Rows from a dataset of charts and code:
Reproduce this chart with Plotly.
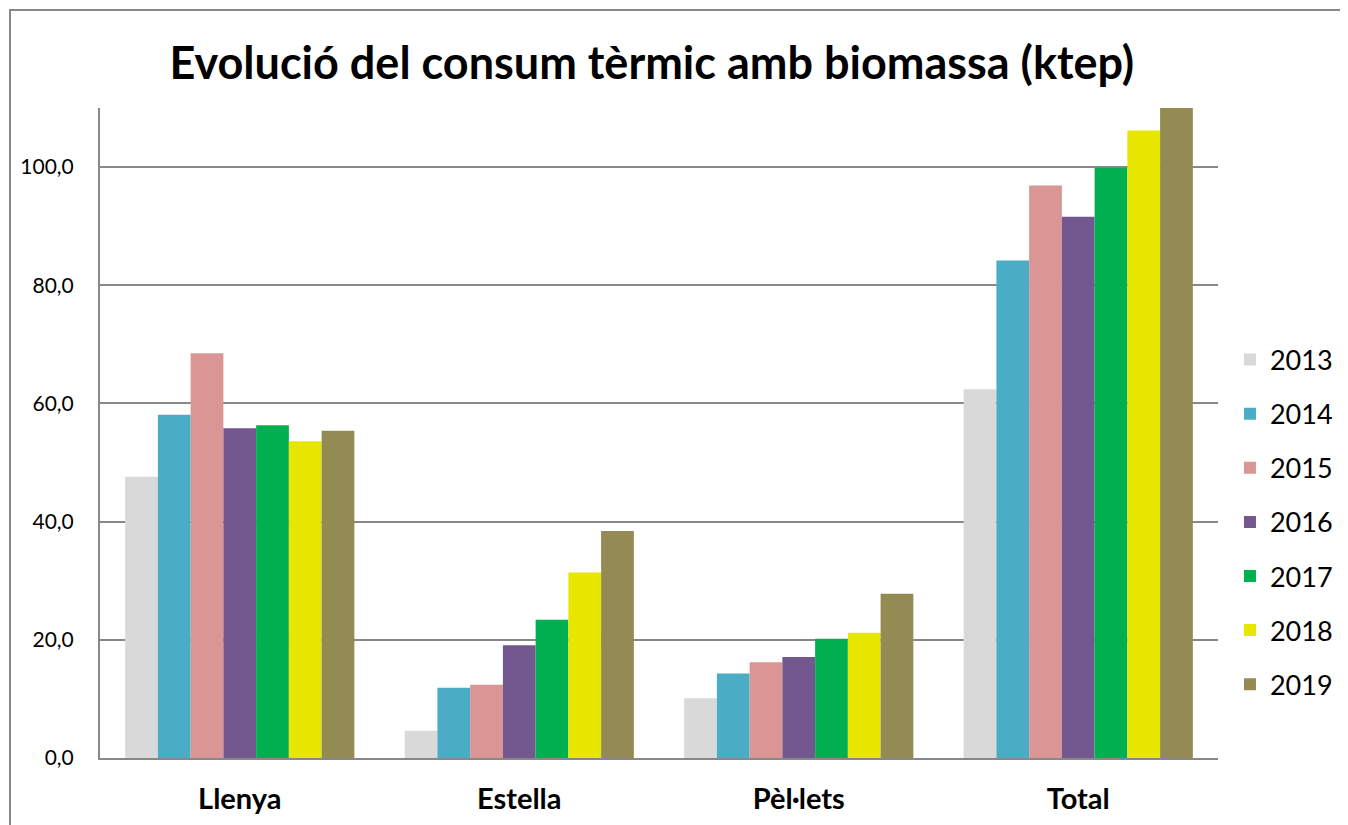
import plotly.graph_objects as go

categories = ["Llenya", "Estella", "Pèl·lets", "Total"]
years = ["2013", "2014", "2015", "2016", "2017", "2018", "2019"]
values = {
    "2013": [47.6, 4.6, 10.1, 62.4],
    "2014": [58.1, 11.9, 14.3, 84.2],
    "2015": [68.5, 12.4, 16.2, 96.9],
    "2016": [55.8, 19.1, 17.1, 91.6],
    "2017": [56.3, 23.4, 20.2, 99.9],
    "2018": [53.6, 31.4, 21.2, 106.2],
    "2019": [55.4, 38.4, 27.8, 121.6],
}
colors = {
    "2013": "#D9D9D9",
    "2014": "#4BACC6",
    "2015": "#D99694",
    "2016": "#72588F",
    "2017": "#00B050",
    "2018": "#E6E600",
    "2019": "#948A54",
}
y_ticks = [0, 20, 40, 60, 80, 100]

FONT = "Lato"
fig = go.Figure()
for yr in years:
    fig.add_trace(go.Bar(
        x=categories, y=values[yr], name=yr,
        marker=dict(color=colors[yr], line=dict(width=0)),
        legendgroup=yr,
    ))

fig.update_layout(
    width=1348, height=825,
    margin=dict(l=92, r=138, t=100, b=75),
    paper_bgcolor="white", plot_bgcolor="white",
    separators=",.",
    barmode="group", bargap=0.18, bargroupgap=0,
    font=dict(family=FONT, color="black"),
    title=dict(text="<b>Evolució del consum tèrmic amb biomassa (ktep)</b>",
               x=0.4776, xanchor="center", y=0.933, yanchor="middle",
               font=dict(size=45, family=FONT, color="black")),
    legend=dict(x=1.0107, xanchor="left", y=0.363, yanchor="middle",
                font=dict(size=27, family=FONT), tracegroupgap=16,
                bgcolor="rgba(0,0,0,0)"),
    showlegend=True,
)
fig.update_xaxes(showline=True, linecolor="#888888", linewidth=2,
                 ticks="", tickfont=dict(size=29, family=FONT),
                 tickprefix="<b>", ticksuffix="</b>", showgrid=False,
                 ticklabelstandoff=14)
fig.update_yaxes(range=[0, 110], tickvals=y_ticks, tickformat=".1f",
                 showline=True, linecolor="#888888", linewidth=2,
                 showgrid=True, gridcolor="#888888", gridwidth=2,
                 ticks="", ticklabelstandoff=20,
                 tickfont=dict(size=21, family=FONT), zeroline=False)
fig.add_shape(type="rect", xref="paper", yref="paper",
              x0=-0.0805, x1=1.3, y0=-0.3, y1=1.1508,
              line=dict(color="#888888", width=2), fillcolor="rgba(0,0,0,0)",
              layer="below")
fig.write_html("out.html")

* * *

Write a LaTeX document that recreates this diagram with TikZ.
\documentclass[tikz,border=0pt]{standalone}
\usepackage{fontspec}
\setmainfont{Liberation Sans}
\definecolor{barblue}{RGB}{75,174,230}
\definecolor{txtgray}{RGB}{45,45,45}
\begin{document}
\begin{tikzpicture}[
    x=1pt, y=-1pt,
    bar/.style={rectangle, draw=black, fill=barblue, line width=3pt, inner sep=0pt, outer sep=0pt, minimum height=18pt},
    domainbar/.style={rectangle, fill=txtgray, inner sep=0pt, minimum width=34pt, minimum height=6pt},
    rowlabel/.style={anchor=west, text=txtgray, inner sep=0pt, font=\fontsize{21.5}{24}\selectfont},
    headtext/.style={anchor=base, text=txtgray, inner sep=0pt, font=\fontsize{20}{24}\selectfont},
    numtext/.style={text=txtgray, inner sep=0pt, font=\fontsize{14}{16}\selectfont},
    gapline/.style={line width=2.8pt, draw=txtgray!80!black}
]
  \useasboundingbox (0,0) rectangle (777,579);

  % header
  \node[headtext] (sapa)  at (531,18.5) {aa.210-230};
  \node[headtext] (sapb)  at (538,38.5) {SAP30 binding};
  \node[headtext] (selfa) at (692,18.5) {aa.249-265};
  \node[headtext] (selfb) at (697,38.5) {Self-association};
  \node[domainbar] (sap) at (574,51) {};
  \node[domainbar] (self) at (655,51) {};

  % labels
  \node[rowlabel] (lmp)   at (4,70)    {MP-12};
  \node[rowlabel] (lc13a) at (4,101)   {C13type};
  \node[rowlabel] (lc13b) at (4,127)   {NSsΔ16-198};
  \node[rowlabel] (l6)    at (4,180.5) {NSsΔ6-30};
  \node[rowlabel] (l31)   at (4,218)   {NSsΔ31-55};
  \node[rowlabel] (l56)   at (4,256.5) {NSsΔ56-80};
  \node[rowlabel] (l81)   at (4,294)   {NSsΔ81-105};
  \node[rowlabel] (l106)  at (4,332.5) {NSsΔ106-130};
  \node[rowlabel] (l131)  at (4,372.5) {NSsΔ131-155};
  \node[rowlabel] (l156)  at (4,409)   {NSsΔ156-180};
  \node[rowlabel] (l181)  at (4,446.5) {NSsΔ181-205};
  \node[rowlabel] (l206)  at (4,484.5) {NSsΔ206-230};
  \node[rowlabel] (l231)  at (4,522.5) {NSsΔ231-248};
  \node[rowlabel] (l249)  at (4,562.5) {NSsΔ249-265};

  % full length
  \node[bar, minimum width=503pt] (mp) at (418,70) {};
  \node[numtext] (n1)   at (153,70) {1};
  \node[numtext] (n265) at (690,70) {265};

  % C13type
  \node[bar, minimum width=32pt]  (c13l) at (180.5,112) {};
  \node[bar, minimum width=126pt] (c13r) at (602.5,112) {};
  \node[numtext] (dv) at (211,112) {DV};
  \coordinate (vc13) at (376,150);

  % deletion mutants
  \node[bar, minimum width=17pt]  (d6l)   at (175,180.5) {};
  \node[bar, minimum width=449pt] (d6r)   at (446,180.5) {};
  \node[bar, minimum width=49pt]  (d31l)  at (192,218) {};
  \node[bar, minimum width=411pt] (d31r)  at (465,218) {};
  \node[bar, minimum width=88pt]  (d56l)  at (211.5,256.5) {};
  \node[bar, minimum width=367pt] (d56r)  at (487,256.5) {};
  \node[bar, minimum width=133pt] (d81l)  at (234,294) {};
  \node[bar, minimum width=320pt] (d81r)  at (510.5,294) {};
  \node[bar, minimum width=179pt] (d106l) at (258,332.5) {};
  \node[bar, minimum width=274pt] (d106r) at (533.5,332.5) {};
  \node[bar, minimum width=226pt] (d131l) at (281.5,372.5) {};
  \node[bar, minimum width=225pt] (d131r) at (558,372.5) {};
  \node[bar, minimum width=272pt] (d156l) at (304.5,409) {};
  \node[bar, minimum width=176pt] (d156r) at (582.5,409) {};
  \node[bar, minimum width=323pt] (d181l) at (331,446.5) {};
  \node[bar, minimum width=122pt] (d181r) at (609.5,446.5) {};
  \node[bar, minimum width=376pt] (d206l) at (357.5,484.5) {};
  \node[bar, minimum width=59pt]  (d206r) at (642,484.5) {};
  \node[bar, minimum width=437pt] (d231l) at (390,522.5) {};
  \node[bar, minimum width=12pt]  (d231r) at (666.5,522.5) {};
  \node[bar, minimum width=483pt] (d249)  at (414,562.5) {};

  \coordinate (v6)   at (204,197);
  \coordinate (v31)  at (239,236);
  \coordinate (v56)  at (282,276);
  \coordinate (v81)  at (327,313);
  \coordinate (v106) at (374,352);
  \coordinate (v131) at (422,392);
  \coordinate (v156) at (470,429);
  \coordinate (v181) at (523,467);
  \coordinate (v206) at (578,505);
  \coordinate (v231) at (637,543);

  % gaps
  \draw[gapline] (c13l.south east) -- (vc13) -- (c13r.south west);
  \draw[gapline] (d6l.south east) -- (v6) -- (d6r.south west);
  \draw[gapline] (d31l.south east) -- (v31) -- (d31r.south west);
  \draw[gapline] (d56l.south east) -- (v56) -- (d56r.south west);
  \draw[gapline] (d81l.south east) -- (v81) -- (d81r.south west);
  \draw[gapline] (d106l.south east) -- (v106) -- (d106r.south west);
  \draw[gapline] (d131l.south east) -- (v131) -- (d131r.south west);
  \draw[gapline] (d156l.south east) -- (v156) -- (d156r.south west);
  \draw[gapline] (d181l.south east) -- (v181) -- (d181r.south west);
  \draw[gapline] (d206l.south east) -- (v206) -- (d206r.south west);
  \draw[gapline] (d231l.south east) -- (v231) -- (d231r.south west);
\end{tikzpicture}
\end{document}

→ WHAT IS NEEDED: Only the lines running from the line with "Write a LaTeX" through the line with "(0,0) rectangle (777,579);" should be repeated, exactly and with both ends kept.

→ CORRECT ANSWER:
Write a LaTeX document that recreates this diagram with TikZ.
\documentclass[tikz,border=0pt]{standalone}
\usepackage{fontspec}
\setmainfont{Liberation Sans}
\definecolor{barblue}{RGB}{75,174,230}
\definecolor{txtgray}{RGB}{45,45,45}
\begin{document}
\begin{tikzpicture}[
    x=1pt, y=-1pt,
    bar/.style={rectangle, draw=black, fill=barblue, line width=3pt, inner sep=0pt, outer sep=0pt, minimum height=18pt},
    domainbar/.style={rectangle, fill=txtgray, inner sep=0pt, minimum width=34pt, minimum height=6pt},
    rowlabel/.style={anchor=west, text=txtgray, inner sep=0pt, font=\fontsize{21.5}{24}\selectfont},
    headtext/.style={anchor=base, text=txtgray, inner sep=0pt, font=\fontsize{20}{24}\selectfont},
    numtext/.style={text=txtgray, inner sep=0pt, font=\fontsize{14}{16}\selectfont},
    gapline/.style={line width=2.8pt, draw=txtgray!80!black}
]
  \useasboundingbox (0,0) rectangle (777,579);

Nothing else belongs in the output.